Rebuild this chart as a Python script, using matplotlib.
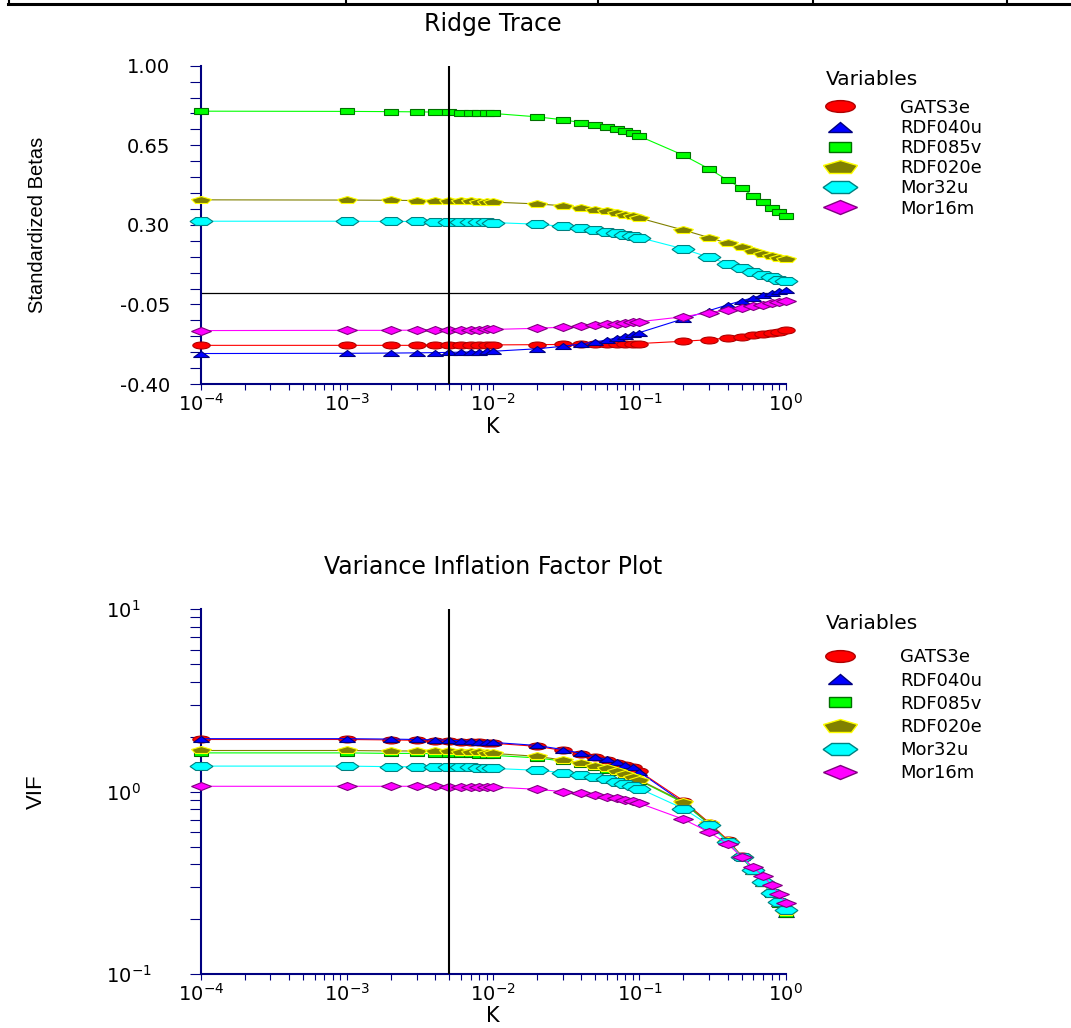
==
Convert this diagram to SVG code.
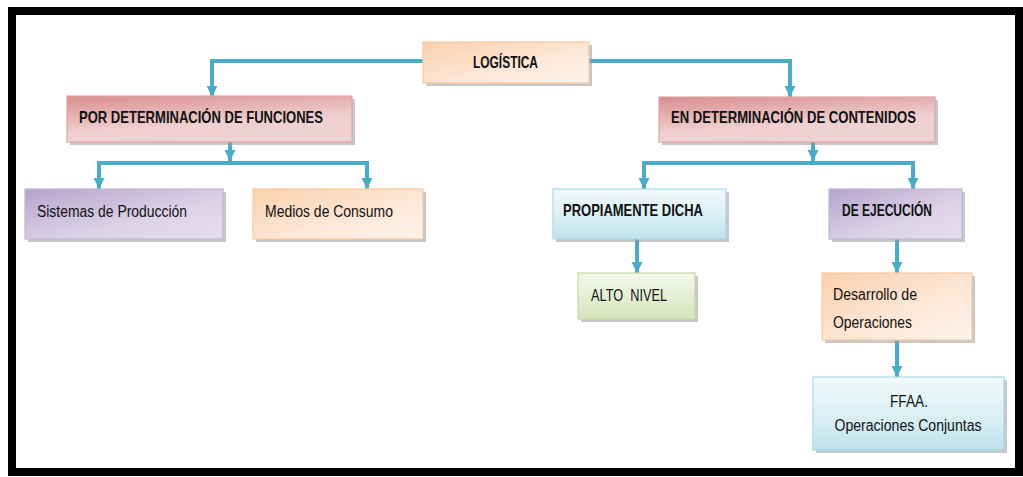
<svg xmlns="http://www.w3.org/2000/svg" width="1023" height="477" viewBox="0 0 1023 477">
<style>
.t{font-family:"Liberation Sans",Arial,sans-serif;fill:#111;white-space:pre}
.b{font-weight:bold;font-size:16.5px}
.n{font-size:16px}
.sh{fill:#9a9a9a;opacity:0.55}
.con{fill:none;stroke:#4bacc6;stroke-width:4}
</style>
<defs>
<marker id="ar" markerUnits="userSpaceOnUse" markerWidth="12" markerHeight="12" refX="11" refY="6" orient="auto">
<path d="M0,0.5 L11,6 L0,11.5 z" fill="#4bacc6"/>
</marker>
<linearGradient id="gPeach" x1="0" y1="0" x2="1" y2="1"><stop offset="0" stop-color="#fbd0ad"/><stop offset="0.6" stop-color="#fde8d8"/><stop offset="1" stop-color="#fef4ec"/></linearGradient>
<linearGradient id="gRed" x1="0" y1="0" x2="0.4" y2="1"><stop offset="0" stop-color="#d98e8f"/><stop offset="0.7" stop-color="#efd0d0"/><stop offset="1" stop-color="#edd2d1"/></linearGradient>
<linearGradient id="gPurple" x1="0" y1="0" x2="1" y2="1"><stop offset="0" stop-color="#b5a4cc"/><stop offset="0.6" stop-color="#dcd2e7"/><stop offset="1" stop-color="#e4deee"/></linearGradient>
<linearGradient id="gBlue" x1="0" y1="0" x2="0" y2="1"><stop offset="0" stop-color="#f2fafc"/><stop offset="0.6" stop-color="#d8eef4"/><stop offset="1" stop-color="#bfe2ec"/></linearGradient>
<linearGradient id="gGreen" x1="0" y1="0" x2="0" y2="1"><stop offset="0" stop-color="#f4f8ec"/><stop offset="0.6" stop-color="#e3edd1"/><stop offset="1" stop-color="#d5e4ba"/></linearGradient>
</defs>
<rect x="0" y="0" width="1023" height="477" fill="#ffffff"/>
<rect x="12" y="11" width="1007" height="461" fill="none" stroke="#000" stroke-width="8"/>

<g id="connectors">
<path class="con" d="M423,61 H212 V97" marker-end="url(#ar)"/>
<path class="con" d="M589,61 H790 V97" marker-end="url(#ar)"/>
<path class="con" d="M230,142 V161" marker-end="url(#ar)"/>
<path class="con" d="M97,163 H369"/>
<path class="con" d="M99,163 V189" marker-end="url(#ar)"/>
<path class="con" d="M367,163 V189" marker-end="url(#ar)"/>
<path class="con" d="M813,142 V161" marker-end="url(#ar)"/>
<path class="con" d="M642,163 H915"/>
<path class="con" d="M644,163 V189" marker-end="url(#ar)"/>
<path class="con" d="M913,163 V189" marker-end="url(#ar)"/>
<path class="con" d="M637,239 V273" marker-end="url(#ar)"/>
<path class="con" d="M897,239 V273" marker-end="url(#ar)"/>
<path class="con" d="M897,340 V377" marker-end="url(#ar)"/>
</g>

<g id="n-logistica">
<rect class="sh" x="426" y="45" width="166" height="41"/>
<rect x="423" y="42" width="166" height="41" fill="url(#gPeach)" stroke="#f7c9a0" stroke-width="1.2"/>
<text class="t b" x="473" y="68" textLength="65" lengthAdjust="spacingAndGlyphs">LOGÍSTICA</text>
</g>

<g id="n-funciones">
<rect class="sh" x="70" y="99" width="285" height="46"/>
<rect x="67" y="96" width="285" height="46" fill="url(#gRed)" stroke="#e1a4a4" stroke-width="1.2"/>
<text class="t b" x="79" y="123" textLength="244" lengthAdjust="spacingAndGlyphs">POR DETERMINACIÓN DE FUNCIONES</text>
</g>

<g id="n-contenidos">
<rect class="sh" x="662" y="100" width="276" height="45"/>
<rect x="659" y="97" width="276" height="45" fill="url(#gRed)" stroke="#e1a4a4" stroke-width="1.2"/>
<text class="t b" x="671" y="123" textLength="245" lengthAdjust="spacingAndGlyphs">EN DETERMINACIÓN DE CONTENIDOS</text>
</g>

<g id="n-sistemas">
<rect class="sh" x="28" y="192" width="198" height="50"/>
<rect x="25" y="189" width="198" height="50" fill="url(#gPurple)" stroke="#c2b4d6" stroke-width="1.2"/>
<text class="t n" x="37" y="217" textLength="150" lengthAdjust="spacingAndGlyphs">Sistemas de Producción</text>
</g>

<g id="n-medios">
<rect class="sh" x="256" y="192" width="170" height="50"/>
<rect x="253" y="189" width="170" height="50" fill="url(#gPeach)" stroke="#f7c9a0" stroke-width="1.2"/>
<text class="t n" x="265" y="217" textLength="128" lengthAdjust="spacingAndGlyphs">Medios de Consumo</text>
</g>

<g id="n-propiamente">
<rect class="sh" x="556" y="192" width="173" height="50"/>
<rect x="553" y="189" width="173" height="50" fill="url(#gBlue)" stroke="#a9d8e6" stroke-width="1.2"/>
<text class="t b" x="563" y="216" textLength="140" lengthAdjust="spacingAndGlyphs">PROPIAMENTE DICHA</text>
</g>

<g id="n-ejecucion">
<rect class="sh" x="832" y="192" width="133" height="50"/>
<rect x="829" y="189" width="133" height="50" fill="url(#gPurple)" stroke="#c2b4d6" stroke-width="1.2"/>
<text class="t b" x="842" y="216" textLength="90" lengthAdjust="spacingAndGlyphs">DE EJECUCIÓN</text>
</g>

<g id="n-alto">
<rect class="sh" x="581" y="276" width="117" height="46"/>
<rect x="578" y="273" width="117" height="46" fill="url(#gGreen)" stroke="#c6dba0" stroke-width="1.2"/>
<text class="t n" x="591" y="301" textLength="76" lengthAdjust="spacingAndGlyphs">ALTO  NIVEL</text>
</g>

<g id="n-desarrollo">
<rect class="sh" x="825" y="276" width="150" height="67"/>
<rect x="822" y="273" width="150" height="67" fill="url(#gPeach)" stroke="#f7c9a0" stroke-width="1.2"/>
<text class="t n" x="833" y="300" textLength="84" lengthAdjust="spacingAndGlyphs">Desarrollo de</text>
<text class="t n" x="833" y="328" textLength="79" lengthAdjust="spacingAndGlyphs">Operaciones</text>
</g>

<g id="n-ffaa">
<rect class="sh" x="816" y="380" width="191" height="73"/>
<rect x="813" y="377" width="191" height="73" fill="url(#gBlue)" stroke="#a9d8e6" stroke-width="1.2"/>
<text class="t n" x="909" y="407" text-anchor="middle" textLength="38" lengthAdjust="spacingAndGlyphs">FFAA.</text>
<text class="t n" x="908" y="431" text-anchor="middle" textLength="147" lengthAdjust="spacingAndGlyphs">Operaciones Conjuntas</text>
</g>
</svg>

**Task objective:** Count every line in the data that contains the word "this", then give that count and nothing else.

**Response below:** 2